**Job**
Can you reproduce the data beneath, keeping every line exact?

- - -

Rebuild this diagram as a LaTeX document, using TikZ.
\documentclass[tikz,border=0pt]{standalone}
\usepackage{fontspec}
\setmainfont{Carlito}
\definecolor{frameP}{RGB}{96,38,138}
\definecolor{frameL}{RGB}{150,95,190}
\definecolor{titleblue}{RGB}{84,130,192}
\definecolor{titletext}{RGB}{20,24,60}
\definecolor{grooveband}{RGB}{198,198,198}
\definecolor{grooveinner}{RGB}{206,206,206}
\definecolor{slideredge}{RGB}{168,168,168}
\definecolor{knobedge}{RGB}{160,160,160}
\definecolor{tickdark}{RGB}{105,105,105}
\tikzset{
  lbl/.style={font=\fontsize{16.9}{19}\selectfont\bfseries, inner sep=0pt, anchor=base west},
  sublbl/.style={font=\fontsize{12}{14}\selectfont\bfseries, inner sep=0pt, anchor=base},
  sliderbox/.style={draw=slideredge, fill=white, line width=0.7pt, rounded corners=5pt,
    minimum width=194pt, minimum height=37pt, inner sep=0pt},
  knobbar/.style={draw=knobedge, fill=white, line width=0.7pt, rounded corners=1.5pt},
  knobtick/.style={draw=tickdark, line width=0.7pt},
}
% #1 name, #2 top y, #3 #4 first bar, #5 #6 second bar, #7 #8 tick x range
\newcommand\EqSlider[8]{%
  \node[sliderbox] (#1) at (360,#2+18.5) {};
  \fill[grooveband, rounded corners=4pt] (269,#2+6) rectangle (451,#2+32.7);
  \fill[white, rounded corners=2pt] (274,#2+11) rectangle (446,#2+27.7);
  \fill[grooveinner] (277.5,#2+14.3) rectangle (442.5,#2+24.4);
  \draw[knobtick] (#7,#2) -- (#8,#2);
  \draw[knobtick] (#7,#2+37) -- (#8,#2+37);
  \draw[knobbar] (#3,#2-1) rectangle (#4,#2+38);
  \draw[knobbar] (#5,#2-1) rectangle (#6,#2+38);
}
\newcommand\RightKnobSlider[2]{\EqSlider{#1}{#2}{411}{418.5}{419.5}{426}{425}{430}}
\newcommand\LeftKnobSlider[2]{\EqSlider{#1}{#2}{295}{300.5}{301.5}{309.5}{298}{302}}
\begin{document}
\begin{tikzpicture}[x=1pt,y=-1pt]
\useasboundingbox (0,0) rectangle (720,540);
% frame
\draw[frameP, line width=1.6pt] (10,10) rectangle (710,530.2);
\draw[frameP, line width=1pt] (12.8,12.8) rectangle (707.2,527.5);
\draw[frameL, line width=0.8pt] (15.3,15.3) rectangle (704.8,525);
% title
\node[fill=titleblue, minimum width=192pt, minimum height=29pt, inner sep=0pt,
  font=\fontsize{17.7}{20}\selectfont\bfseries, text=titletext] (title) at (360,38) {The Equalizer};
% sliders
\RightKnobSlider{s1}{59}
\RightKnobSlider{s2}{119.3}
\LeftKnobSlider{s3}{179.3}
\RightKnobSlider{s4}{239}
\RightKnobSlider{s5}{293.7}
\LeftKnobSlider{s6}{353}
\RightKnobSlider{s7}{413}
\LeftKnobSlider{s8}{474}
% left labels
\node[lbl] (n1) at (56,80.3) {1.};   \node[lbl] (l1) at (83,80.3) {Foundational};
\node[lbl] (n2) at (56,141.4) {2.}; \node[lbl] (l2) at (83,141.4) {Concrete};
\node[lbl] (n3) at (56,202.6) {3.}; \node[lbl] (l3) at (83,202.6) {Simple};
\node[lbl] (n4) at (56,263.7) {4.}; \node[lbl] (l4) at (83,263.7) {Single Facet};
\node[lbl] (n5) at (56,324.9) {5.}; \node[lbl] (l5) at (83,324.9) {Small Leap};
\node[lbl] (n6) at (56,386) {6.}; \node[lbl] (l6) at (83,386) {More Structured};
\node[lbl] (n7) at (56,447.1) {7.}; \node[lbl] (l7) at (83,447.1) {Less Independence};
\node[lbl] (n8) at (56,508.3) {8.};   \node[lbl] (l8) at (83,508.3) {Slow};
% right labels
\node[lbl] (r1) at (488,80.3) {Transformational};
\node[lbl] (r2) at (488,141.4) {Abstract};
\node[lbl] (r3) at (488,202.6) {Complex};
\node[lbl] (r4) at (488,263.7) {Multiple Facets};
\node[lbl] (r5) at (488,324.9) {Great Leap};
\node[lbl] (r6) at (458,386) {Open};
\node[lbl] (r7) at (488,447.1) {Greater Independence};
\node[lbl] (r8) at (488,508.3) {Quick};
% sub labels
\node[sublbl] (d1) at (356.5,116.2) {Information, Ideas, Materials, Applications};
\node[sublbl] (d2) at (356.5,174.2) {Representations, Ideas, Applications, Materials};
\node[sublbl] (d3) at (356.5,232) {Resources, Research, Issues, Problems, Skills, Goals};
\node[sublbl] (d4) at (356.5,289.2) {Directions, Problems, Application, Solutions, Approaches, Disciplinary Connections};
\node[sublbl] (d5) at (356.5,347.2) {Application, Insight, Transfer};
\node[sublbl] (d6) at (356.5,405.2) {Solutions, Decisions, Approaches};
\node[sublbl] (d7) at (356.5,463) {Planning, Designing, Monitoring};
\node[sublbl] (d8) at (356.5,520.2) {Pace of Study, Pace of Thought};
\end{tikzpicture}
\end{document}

- - -

**Solution to this exercise**
Rebuild this diagram as a LaTeX document, using TikZ.
\documentclass[tikz,border=0pt]{standalone}
\usepackage{fontspec}
\setmainfont{Carlito}
\definecolor{frameP}{RGB}{96,38,138}
\definecolor{frameL}{RGB}{150,95,190}
\definecolor{titleblue}{RGB}{84,130,192}
\definecolor{titletext}{RGB}{20,24,60}
\definecolor{grooveband}{RGB}{198,198,198}
\definecolor{grooveinner}{RGB}{206,206,206}
\definecolor{slideredge}{RGB}{168,168,168}
\definecolor{knobedge}{RGB}{160,160,160}
\definecolor{tickdark}{RGB}{105,105,105}
\tikzset{
  lbl/.style={font=\fontsize{16.9}{19}\selectfont\bfseries, inner sep=0pt, anchor=base west},
  sublbl/.style={font=\fontsize{12}{14}\selectfont\bfseries, inner sep=0pt, anchor=base},
  sliderbox/.style={draw=slideredge, fill=white, line width=0.7pt, rounded corners=5pt,
    minimum width=194pt, minimum height=37pt, inner sep=0pt},
  knobbar/.style={draw=knobedge, fill=white, line width=0.7pt, rounded corners=1.5pt},
  knobtick/.style={draw=tickdark, line width=0.7pt},
}
% #1 name, #2 top y, #3 #4 first bar, #5 #6 second bar, #7 #8 tick x range
\newcommand\EqSlider[8]{%
  \node[sliderbox] (#1) at (360,#2+18.5) {};
  \fill[grooveband, rounded corners=4pt] (269,#2+6) rectangle (451,#2+32.7);
  \fill[white, rounded corners=2pt] (274,#2+11) rectangle (446,#2+27.7);
  \fill[grooveinner] (277.5,#2+14.3) rectangle (442.5,#2+24.4);
  \draw[knobtick] (#7,#2) -- (#8,#2);
  \draw[knobtick] (#7,#2+37) -- (#8,#2+37);
  \draw[knobbar] (#3,#2-1) rectangle (#4,#2+38);
  \draw[knobbar] (#5,#2-1) rectangle (#6,#2+38);
}
\newcommand\RightKnobSlider[2]{\EqSlider{#1}{#2}{411}{418.5}{419.5}{426}{425}{430}}
\newcommand\LeftKnobSlider[2]{\EqSlider{#1}{#2}{295}{300.5}{301.5}{309.5}{298}{302}}
\begin{document}
\begin{tikzpicture}[x=1pt,y=-1pt]
\useasboundingbox (0,0) rectangle (720,540);
% frame
\draw[frameP, line width=1.6pt] (10,10) rectangle (710,530.2);
\draw[frameP, line width=1pt] (12.8,12.8) rectangle (707.2,527.5);
\draw[frameL, line width=0.8pt] (15.3,15.3) rectangle (704.8,525);
% title
\node[fill=titleblue, minimum width=192pt, minimum height=29pt, inner sep=0pt,
  font=\fontsize{17.7}{20}\selectfont\bfseries, text=titletext] (title) at (360,38) {The Equalizer};
% sliders
\RightKnobSlider{s1}{59}
\RightKnobSlider{s2}{119.3}
\LeftKnobSlider{s3}{179.3}
\RightKnobSlider{s4}{239}
\RightKnobSlider{s5}{293.7}
\LeftKnobSlider{s6}{353}
\RightKnobSlider{s7}{413}
\LeftKnobSlider{s8}{474}
% left labels
\node[lbl] (n1) at (56,80.3) {1.};   \node[lbl] (l1) at (83,80.3) {Foundational};
\node[lbl] (n2) at (56,141.4) {2.}; \node[lbl] (l2) at (83,141.4) {Concrete};
\node[lbl] (n3) at (56,202.6) {3.}; \node[lbl] (l3) at (83,202.6) {Simple};
\node[lbl] (n4) at (56,263.7) {4.}; \node[lbl] (l4) at (83,263.7) {Single Facet};
\node[lbl] (n5) at (56,324.9) {5.}; \node[lbl] (l5) at (83,324.9) {Small Leap};
\node[lbl] (n6) at (56,386) {6.}; \node[lbl] (l6) at (83,386) {More Structured};
\node[lbl] (n7) at (56,447.1) {7.}; \node[lbl] (l7) at (83,447.1) {Less Independence};
\node[lbl] (n8) at (56,508.3) {8.};   \node[lbl] (l8) at (83,508.3) {Slow};
% right labels
\node[lbl] (r1) at (488,80.3) {Transformational};
\node[lbl] (r2) at (488,141.4) {Abstract};
\node[lbl] (r3) at (488,202.6) {Complex};
\node[lbl] (r4) at (488,263.7) {Multiple Facets};
\node[lbl] (r5) at (488,324.9) {Great Leap};
\node[lbl] (r6) at (458,386) {Open};
\node[lbl] (r7) at (488,447.1) {Greater Independence};
\node[lbl] (r8) at (488,508.3) {Quick};
% sub labels
\node[sublbl] (d1) at (356.5,116.2) {Information, Ideas, Materials, Applications};
\node[sublbl] (d2) at (356.5,174.2) {Representations, Ideas, Applications, Materials};
\node[sublbl] (d3) at (356.5,232) {Resources, Research, Issues, Problems, Skills, Goals};
\node[sublbl] (d4) at (356.5,289.2) {Directions, Problems, Application, Solutions, Approaches, Disciplinary Connections};
\node[sublbl] (d5) at (356.5,347.2) {Application, Insight, Transfer};
\node[sublbl] (d6) at (356.5,405.2) {Solutions, Decisions, Approaches};
\node[sublbl] (d7) at (356.5,463) {Planning, Designing, Monitoring};
\node[sublbl] (d8) at (356.5,520.2) {Pace of Study, Pace of Thought};
\end{tikzpicture}
\end{document}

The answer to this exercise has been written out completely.